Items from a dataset
☆ ☆ ☆ ☆ ☆ ☆ ☆
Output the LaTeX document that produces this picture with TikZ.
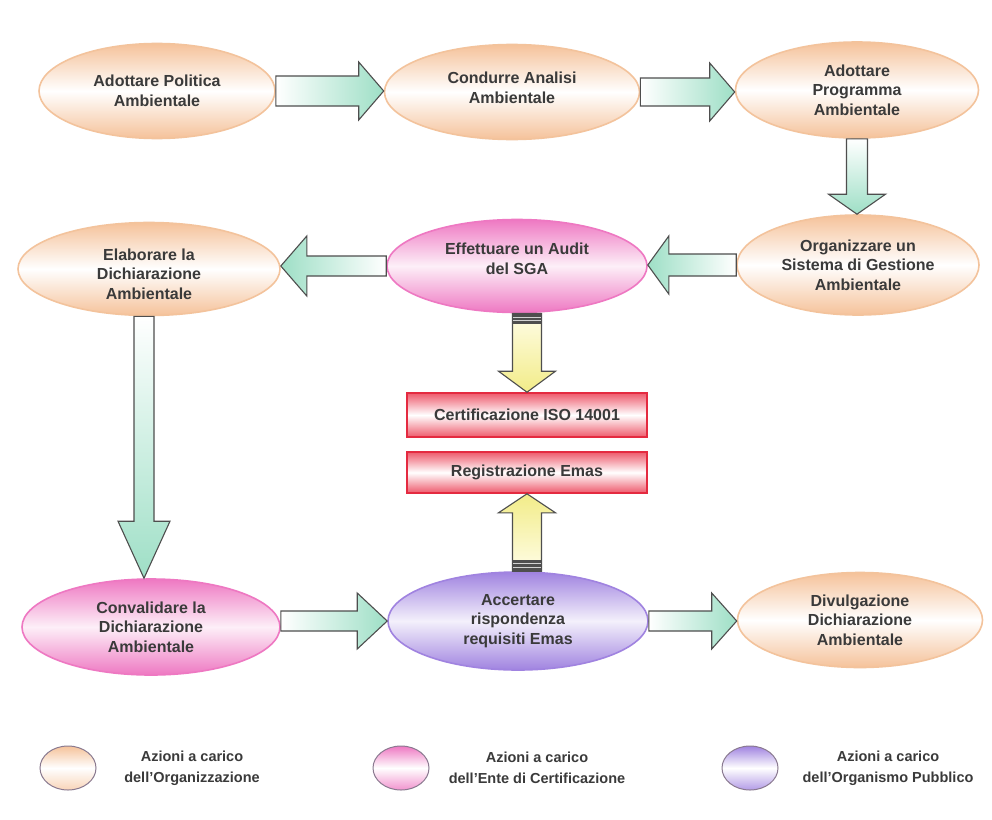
\documentclass[tikz,border=0pt]{standalone}
\usepackage{fontspec}
\setmainfont{Liberation Sans}
\usetikzlibrary{shapes.geometric,calc}
\definecolor{peach}{HTML}{F5C29A}
\definecolor{peachline}{HTML}{F3C39C}
\definecolor{pinkc}{HTML}{EE78C2}
\definecolor{purplec}{HTML}{A083E0}
\definecolor{mint}{HTML}{9EDFC6}
\definecolor{yel}{HTML}{F2EC88}
\definecolor{yellight}{HTML}{FFFDE6}
\definecolor{redc}{HTML}{E42A40}
\definecolor{redfill}{HTML}{EE5A6C}
\definecolor{txt}{HTML}{3A3A3A}
\definecolor{outl}{HTML}{4E4E4E}
\definecolor{legline}{HTML}{8A7A90}

\newcommand\blkH[6]{\path[#1] let \p1=(#2), \p2=(#3), \n1={ifthenelse(\x2>\x1,1,-1)} in
  (\x1,\y1+#4) -- (\x2-\n1*#6,\y1+#4) -- (\x2-\n1*#6,\y1+#5) -- (\x2,\y1)
  -- (\x2-\n1*#6,\y1-#5) -- (\x2-\n1*#6,\y1-#4) -- (\x1,\y1-#4) -- cycle;}
\newcommand\blkV[6]{\path[#1] let \p1=(#2), \p2=(#3), \n1={ifthenelse(\y2>\y1,1,-1)} in
  (\x1+#4,\y1) -- (\x1+#4,\y2-\n1*#6) -- (\x1+#5,\y2-\n1*#6) -- (\x1,\y2)
  -- (\x1-#5,\y2-\n1*#6) -- (\x1-#4,\y2-\n1*#6) -- (\x1-#4,\y1) -- cycle;}

\tikzset{
  lbl/.style={font=\bfseries\fontsize{16}{19.5}\selectfont, text=txt, align=center},
  oval/.style={ellipse, inner sep=0pt, lbl, line width=1.6pt},
  orgoval/.style={oval, draw=peachline, top color=peach, bottom color=peach, middle color=white},
  entoval/.style={oval, draw=pinkc, top color=pinkc, bottom color=pinkc, middle color=pinkc!12},
  puboval/.style={oval, draw=purplec, top color=purplec, bottom color=purplec, middle color=purplec!12},
  redbox/.style={rectangle, inner sep=0pt, lbl, draw=redc, line width=1.6pt,
     top color=redfill, bottom color=redfill, middle color=white},
  gR/.style={draw=outl, line width=1.1pt, left color=white, right color=mint},
  gL/.style={draw=outl, line width=1.1pt, left color=mint, right color=white},
  gD/.style={draw=outl, line width=1.1pt, top color=white, bottom color=mint},
  yD/.style={draw=outl, line width=1.1pt, top color=yellight, bottom color=yel},
  yU/.style={draw=outl, line width=1.1pt, top color=yel, bottom color=yellight},
  legoval/.style={ellipse, inner sep=0pt, minimum width=56pt, minimum height=44pt, draw=legline, line width=1pt},
  legtxt/.style={font=\bfseries\fontsize{14.5}{21}\selectfont, text=txt, align=center},
}

\begin{document}
\begin{tikzpicture}[x=1pt,y=-1pt]
\useasboundingbox[fill=white] (0,0) rectangle (992,819);

% row 1
\node[orgoval, minimum width=236pt, minimum height=95pt] (E1) at (157,91) {Adottare Politica\\Ambientale};
\node[orgoval, minimum width=255pt, minimum height=95pt,
      label={[lbl, yshift=4pt]center:Condurre Analisi\\Ambientale}] (E2) at (512,92) {};
\node[orgoval, minimum width=243pt, minimum height=96pt] (E3) at (857,90) {Adottare\\Programma\\Ambientale};
% row 2
\node[orgoval, minimum width=242pt, minimum height=100pt] (E4) at (858,265) {Organizzare un\\Sistema di Gestione\\Ambientale};
\node[entoval, minimum width=260pt, minimum height=93pt,
      label={[lbl, yshift=7pt]center:Effettuare un Audit\\del SGA}] (E5) at (517,266) {};
\node[orgoval, minimum width=262pt, minimum height=93pt,
      label={[lbl, yshift=-5pt]center:Elaborare la\\Dichiarazione\\Ambientale}] (E6) at (149,269) {};
% row 3
\node[entoval, minimum width=258pt, minimum height=96pt] (E7) at (151,627) {Convalidare la\\Dichiarazione\\Ambientale};
\node[puboval, minimum width=260pt, minimum height=98pt] (E8) at (518,621) {Accertare\\rispondenza\\requisiti Emas};
\node[orgoval, minimum width=245pt, minimum height=95pt] (E9) at (860,620) {Divulgazione\\Dichiarazione\\Ambientale};

% red boxes
\node[redbox, minimum width=240pt, minimum height=44pt] (B1) at (527,415) {Certificazione ISO 14001};
\node[redbox, minimum width=240pt, minimum height=41pt] (B2) at (527,472.5) {Registrazione Emas};

% green arrows
\blkH{gR}{E1.east}{E2.west}{15pt}{29pt}{25pt}
\blkH{gR}{E2.east}{E3.west}{14pt}{29pt}{25pt}
\blkV{gD}{E3.south}{E4.north}{10.5pt}{28.5pt}{20pt}
\blkH{gL}{E4.west}{E5.east}{11pt}{29pt}{21pt}
\blkH{gL}{E5.west}{E6.east}{10pt}{30pt}{26pt}
\blkV{gD}{[xshift=-5pt]E6.south}{E7.north}{10pt}{26pt}{57pt}
\blkH{gR}{E7.east |- E8.west}{E8.west}{10pt}{28pt}{30pt}
\blkH{gR}{E8.east}{E9.west}{10pt}{28pt}{25pt}

% yellow arrows
\blkV{yD}{B1.north |- E5.south}{B1.north}{14.5pt}{28.5pt}{21pt}
\blkV{yU}{B2.south |- E8.north}{B2.south}{14.5pt}{28.5pt}{19pt}
\fill[outl] let \p1=(B1.north |- E5.south) in (\x1-14.5pt,\y1) rectangle (\x1+14.5pt,\y1-11pt);
\draw[gray!35, line width=1pt] let \p1=(B1.north |- E5.south) in
  (\x1-14pt,\y1-4pt) -- (\x1+14pt,\y1-4pt) (\x1-14pt,\y1-7.5pt) -- (\x1+14pt,\y1-7.5pt);
\fill[outl] let \p1=(B2.south |- E8.north) in (\x1-14.5pt,\y1) rectangle (\x1+14.5pt,\y1+11pt);
\draw[gray!35, line width=1pt] let \p1=(B2.south |- E8.north) in
  (\x1-14pt,\y1+4pt) -- (\x1+14pt,\y1+4pt) (\x1-14pt,\y1+7.5pt) -- (\x1+14pt,\y1+7.5pt);

% legend
\node[legoval, top color=peach, bottom color=peach!70, middle color=white] (L1) at (68,768) {};
\node[legtxt] (T1) at (192,768) {Azioni a carico\\dell’Organizzazione};
\node[legoval, top color=pinkc, bottom color=pinkc!80, middle color=white] (L2) at (401,768) {};
\node[legtxt] (T2) at (537,768) {Azioni a carico\\dell’Ente di Certificazione};
\node[legoval, top color=purplec, bottom color=purplec!80, middle color=white] (L3) at (750,768) {};
\node[legtxt] (T3) at (888,768) {Azioni a carico\\dell’Organismo Pubblico};
\end{tikzpicture}
\end{document}
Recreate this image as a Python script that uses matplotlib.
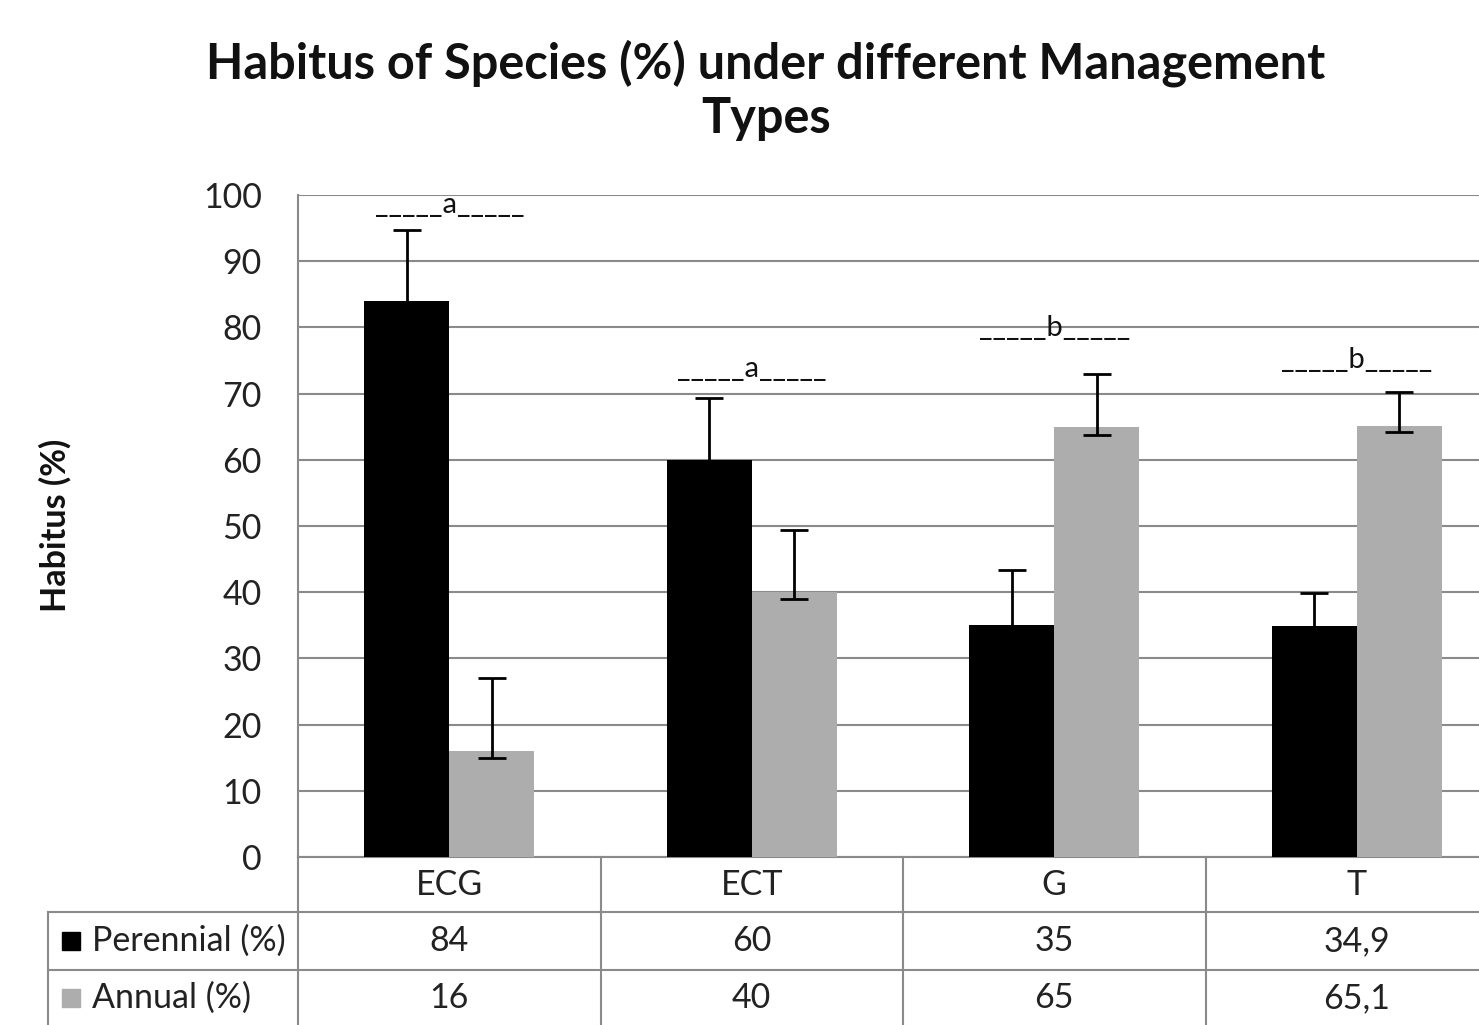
import numpy as np
import matplotlib
matplotlib.use('Agg')
import matplotlib.pyplot as plt
import matplotlib.transforms as mtransforms
from matplotlib.patches import Rectangle
from matplotlib.lines import Line2D

# ---- data ----
categories = ['ECG', 'ECT', 'G', 'T']
perennial = [84, 60, 35, 34.9]
annual = [16, 40, 65, 65.1]
perennial_labels = ['84', '60', '35', '34,9']
annual_labels = ['16', '40', '65', '65,1']
perennial_err_low = [83, 59, 34, 33.9]
perennial_err_high = [94.7, 69.4, 43.3, 39.9]
annual_err_low = [15, 39, 63.8, 64.2]
annual_err_high = [27, 49.4, 73, 70.2]
sig_letters = ['a', 'a', 'b', 'b']
sig_heights = [97.3, 72.5, 78.7, 73.9]
yticks = list(range(0, 101, 10))
series_names = ['Perennial (%)', 'Annual (%)']
title = 'Habitus of Species (%) under different Management\nTypes'
ylabel = 'Habitus (%)'

# ---- styles ----
W, H = 1479, 1025
BLACK = '#000000'
GRAY = '#adadad'
LINE = '#8a8a8a'
FS = 24.5

plt.rcParams['font.family'] = ['Lato', 'DejaVu Sans']

fig = plt.figure(figsize=(W / 100, H / 100), dpi=100)
ax = fig.add_axes([298 / W, (H - 857) / H, 1210 / W, 662 / H])

x = np.arange(len(categories)) + 0.5
bw = 85 / 302.5
xp = x - bw / 2
xa = x + bw / 2
ax.bar(xp, perennial, bw, color=BLACK, zorder=3)
ax.bar(xa, annual, bw, color=GRAY, zorder=3)

p = np.array(perennial); a = np.array(annual)
ax.errorbar(xp, p, yerr=[p - np.array(perennial_err_low), np.array(perennial_err_high) - p],
            fmt='none', ecolor='black', elinewidth=2, capsize=10, capthick=2, zorder=4)
ax.errorbar(xa, a, yerr=[a - np.array(annual_err_low), np.array(annual_err_high) - a],
            fmt='none', ecolor='black', elinewidth=2, capsize=10, capthick=2, zorder=4)

for xi, letter, h in zip(x, sig_letters, sig_heights):
    ax.text(xi, h, '_____' + letter + '_____', ha='center', va='baseline', fontsize=21, color='#111111', zorder=5)

ax.set_xlim(0, len(categories))
ax.set_ylim(0, 100)
ax.set_yticks(yticks)
ax.set_xticks([])
ax.yaxis.grid(True, color=LINE, lw=1.5)
ax.set_axisbelow(True)
for s in ['top', 'right']:
    ax.spines[s].set_visible(False)
for s in ['left', 'bottom']:
    ax.spines[s].set_color(LINE)
    ax.spines[s].set_linewidth(1.5)
ax.tick_params(axis='y', length=0, pad=26, labelsize=FS, labelcolor='#222222')

# title and y label
fig.text(766 / W, 1 - 90 / H, title, ha='center', va='center', fontsize=35,
         fontweight='bold', linespacing=1.25, color='#111111')
fig.text(55 / W, 1 - 525 / H, ylabel, rotation=90, ha='center', va='center',
         fontsize=FS, fontweight='bold', color='#111111')

# ---- data table ----
blend = mtransforms.blended_transform_factory(ax.transData, ax.transAxes)

def fy(py):
    return 1 - py / H

def fx(px):
    return px / W

def axy(py):
    return (857 - py) / 662

def hline(py, x0, x1):
    fig.add_artist(Line2D([fx(x0), fx(x1)], [fy(py), fy(py)], color=LINE, lw=1.5,
                          transform=fig.transFigure, clip_on=False))

def vline(px, y0, y1):
    fig.add_artist(Line2D([fx(px), fx(px)], [fy(y0), fy(y1)], color=LINE, lw=1.5,
                          transform=fig.transFigure, clip_on=False))

hline(912, 48, W)
hline(970, 48, W)
vline(48, 912, 1025)
vline(298, 857, 1025)
for b in range(1, len(categories)):
    ax.add_line(Line2D([b, b], [0, axy(1025)], color=LINE, lw=1.5, transform=blend, clip_on=False))

for xi, c in zip(x, categories):
    ax.text(xi, axy(885), c, transform=blend, ha='center', va='center', fontsize=FS, color='#222222')
for xi, lab in zip(x, perennial_labels):
    ax.text(xi, axy(941), lab, transform=blend, ha='center', va='center', fontsize=FS, color='#222222')
for xi, lab in zip(x, annual_labels):
    ax.text(xi, axy(998), lab, transform=blend, ha='center', va='center', fontsize=FS, color='#222222')

for py, name, col in [(941, series_names[0], BLACK), (998, series_names[1], GRAY)]:
    fig.add_artist(Rectangle((fx(62), fy(py + 9)), 18 / W, 18 / H, color=col, transform=fig.transFigure))
    fig.text(fx(92), fy(py), name, ha='left', va='center', fontsize=FS, color='#222222')

fig.savefig('out.png', dpi=100)
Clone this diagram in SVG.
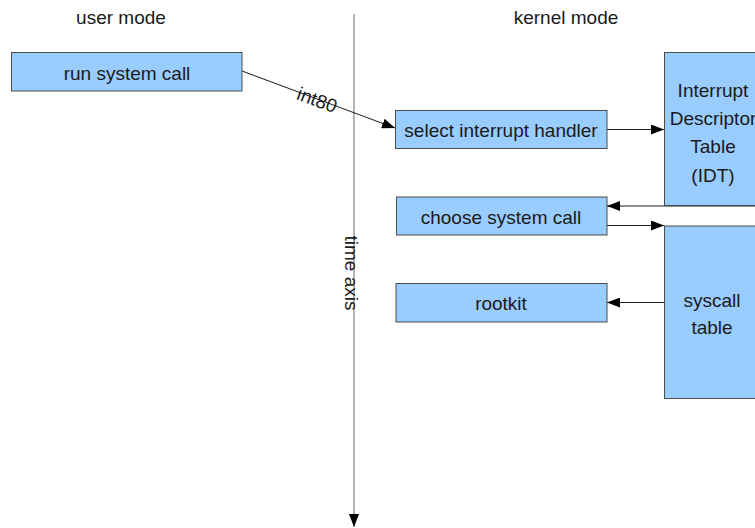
<svg xmlns="http://www.w3.org/2000/svg" width="755" height="528" viewBox="0 0 755 528">
<style>
.box{fill:#99ccff;stroke:#4d4d4d;stroke-width:1}
.t{font-family:"Liberation Sans",Arial,sans-serif;font-size:19px;fill:#1a1a1a;text-anchor:middle}
.c{stroke:#1a1a1a;stroke-width:1;fill:none}
</style>
<defs>
<marker id="ah" markerUnits="userSpaceOnUse" markerWidth="14" markerHeight="10" refX="13" refY="5" orient="auto">
<path d="M0,0 L13,5 L0,10 Z" fill="#000"/>
</marker>
</defs>
<text class="t" x="121" y="24">user mode</text>
<text class="t" x="566" y="24">kernel mode</text>
<g id="connectors">
<line x1="354" y1="14" x2="354" y2="527" stroke="#808080" stroke-width="1.2" marker-end="url(#ah)"/>
<line class="c" x1="242" y1="71" x2="395" y2="128" marker-end="url(#ah)"/>
<text class="t" transform="translate(317,100) rotate(20.4)" y="6.5">int80</text>
<line class="c" x1="607" y1="129.5" x2="664" y2="129.5" marker-end="url(#ah)"/>
<line class="c" x1="755" y1="206" x2="607" y2="206" marker-end="url(#ah)"/>
<line class="c" x1="607" y1="225.5" x2="664" y2="225.5" marker-end="url(#ah)"/>
<line class="c" x1="664" y1="302.5" x2="607" y2="302.5" marker-end="url(#ah)"/>
</g>
<text class="t" transform="translate(351,273) rotate(90)" y="6.5">time axis</text>
<g id="run">
<rect class="box" x="11.5" y="52.5" width="230.5" height="38.5"/>
<text class="t" x="127" y="79.5">run system call</text>
</g>
<g id="select">
<rect class="box" x="395.5" y="110.5" width="211.5" height="38"/>
<text class="t" x="501" y="137">select interrupt handler</text>
</g>
<g id="choose">
<rect class="box" x="396.5" y="197" width="210.5" height="38"/>
<text class="t" x="501" y="224">choose system call</text>
</g>
<g id="rootkit">
<rect class="box" x="396" y="283.5" width="211" height="38.5"/>
<text class="t" x="501" y="310">rootkit</text>
</g>
<g id="idt">
<rect class="box" x="664.5" y="52.5" width="100" height="153"/>
<text class="t" x="713" y="97">Interrupt</text>
<text class="t" x="713" y="125">Descriptor</text>
<text class="t" x="713" y="153">Table</text>
<text class="t" x="713" y="182">(IDT)</text>
</g>
<g id="syscall">
<rect class="box" x="664.5" y="226" width="100" height="172.5"/>
<text class="t" x="712" y="307">syscall</text>
<text class="t" x="712" y="334">table</text>
</g>
</svg>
☆ ☆ ☆ ☆ ☆ ☆ ☆
* **What this task involves**
Skip all pictures. Retype exactly the span whose first line is the one with "Recreate this image" and whose last line is the one with "from matplotlib.lines import Line2D".

* **Output of the task**
Recreate this image as a Python script that uses matplotlib.
import numpy as np
import matplotlib
matplotlib.use('Agg')
import matplotlib.pyplot as plt
import matplotlib.transforms as mtransforms
from matplotlib.patches import Rectangle
from matplotlib.lines import Line2D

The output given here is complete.